The greatest gains that we will ever experience arise from the greatest sacrifices that we have ever known.

To enjoy beauty in the company of myself is to experience beauty bound by the limits of the sole person that I am. But, to experience beauty in the company of God is to experience beauty bound by the limits of Who God is, which is to experience beauty without limits.

Fear says that what God has called me to is blatantly impossible. Selfishness says that the cost is unacceptably prohibitive. My humanity harbors other lesser agendas that seduce me to my own death. And I would be wise to believe none of it.

We might do well to take a look at what we’ve crammed into our pockets as it will say much about what we’ve crammed into our hearts.
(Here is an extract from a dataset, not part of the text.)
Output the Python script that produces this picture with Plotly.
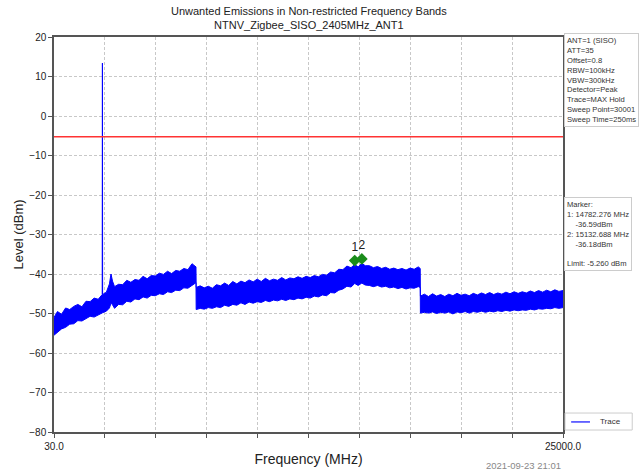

Once I finally understand the immensity of my own impoverishment, I am finally in a position to see the enormity of God’s majesty.

Has it not ‘dawned’ on us that many of the things that we incessantly blame others for are actually things that our actions originally set in motion? Or, are we too weak to experience a ‘dawning’ of that sort?

Oh yes, I am frequently driven to an enraged frenzy by the blatantly crass actions of others. But to be painfully honest, that anger is much less driven by the reality of their actions and far more fueled by the realization that everything I am is everything that I hate in them.

Real, lasting closure is never secured through retribution or retaliation.